We waited in Durban for an ideal weather window to head south and it finally came on December 19, 2002. A large high-pressure system was over much of South Africa and along the coast and northeasterly winds were predicted, so we set sail at 5 am from Durban toward New London. The seas were rather large (2-3 m), but the wind had indeed shifted east and was going northeast. We went offshore about 15 nm to find the Agulhas current to get a southerly flowing assist and hoped to make the 255 nm to East London. With the current and good wind (~20 kts) we made it to East London in no time and kept going. Galatea was screaming down the coast at 11 knots. The next port we considered was Port Elizabeth (134 nm past East London) and the conditions stayed ideal and we sailed past Port Elizabeth and rounded the corner of the African continent and headed west to Cape St. Francis. The weather was still favorable and we decided to keep on going so we passed St. Francis, Knysna, and finally Mossel Bay (175 nm past Port Elizabeth). The forecast for getting around Cape Agulhas (the furthest point South on the African continent, and another 125 nm away) was fair. The wind was going to shift to the southwest, but a mild SW’er was predicted for 15-20 knots. We decided to “go for it” and kept sailing around the cape until we rounded the cape in fog as thick as pea soup. Thank goodness for our radar because it allowed us to navigate and identify the many commercial tankers and freighters also headed around the coast. A few got well within our comfort range passing us within 0.5 nm and 0.75 nm – quite a menacing sight to see a huge supertanker emerge out of the fog only a half a mile to starboard. The SW came and then went W and finally NW, so we had to motor with full sails up tacking into the NW our final 100 nm to make it in to Simon’s Town. We probably set the record for cruising boats this season making it from Durban to Simon’s Town in 4 days, 17 hours nonstop (23 December 2002). We knew just how fortunate we were to have such a wonderful trip around the tip of Africa!

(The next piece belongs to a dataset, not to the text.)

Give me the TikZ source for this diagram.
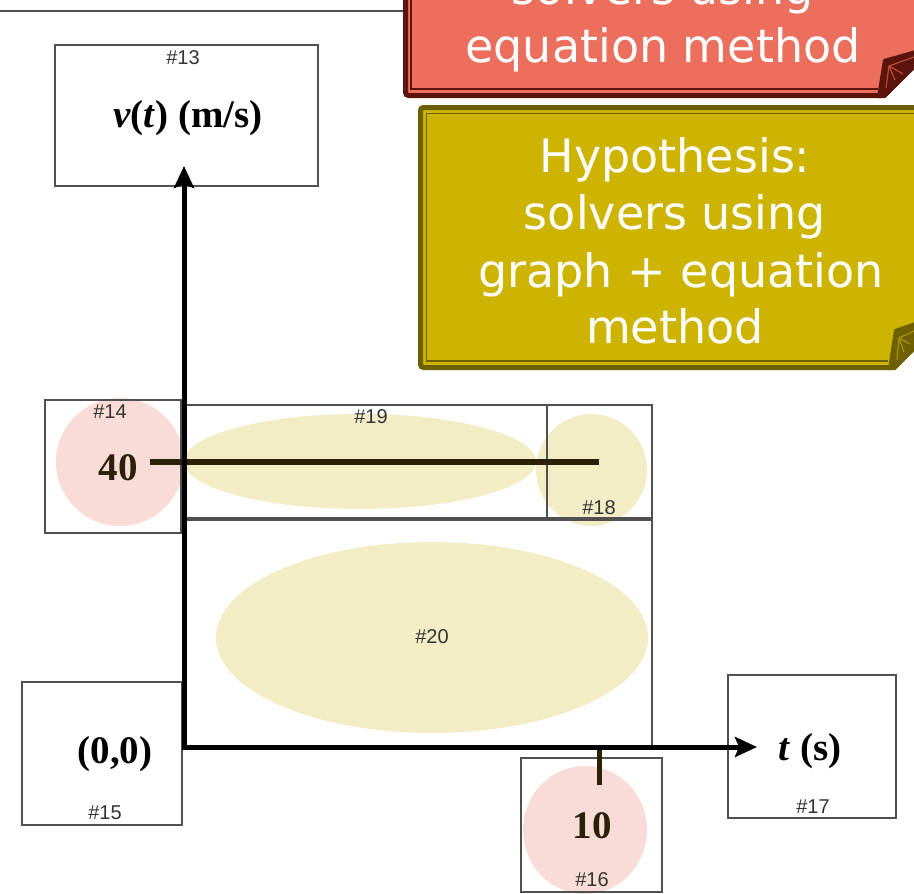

Gui reefing the main (in full weather gear) A close encounter with a container ship.
We were met in Simon’s Town at the False Bay Yacht Club by John Cluister and Desiree, wonderful friends from South Africa, who recommended stopping in Simon’s Town before heading to Cape Town. They were right; this is a beautiful, quaint village with a pristine harbor including daily visits by the resident seals. John is currently sailing around the world on s/v ‘Green on Blue’ and we met him in the Marquesas back in April. We enjoyed the most wonderful Christmas with John and Des at Des’ sister’s (Shirlee and Rick) house for Christmas. They have vineyards and olive trees in the rustic, mountainous setting close to Robertson in the Western Cape province. We enjoyed marvelous food, socializing, relaxing and hiking to see some Bushmen paintings.
Galatea in Simon's town, South Africa. Christmas dinner at the Jenkinson's.
Gui, Desiree and John Cluistra. A Bushman painting.
The fun continued in Cape Town with the arrival of friends from Boston. Tienie van Schoor and his family came home to South Africa for the holidays and paid us a visit on Galatea. Bea and Steve Brittan and Normand Mayville flew in to Cape Town for a few weeks of R&R and to visit with Steve's parents Philip and Dolly Brittan. We had a magnificent time in Cape Town, the wine country, and Simon’s Town with all our friends. We celebrated New Year’s Eve and escorted in 2003 in style with a braai and much bubbly at the Cape Town house they had rented in the Gardens. We also met up with Jean Yves and Christine (s/v Solo) again after meeting them in Mauritius and spent a wonderful day touring the Cape peninsula park and smiling at African penguins.
Wine tasting: Normand, Bea, Gui, Dolly and Steve. The van Schoors visit Galatea.
Steve, Philip and Dolly Brittan. New Year's Eve – 2003! Cape Town, S.A.
African penguins at the Boulders, Simon’s Town. Jean Yves, Christine and Gui at Cape Point.
Gui and Dava at the Cape of Good Hope. Baboons at the Cape.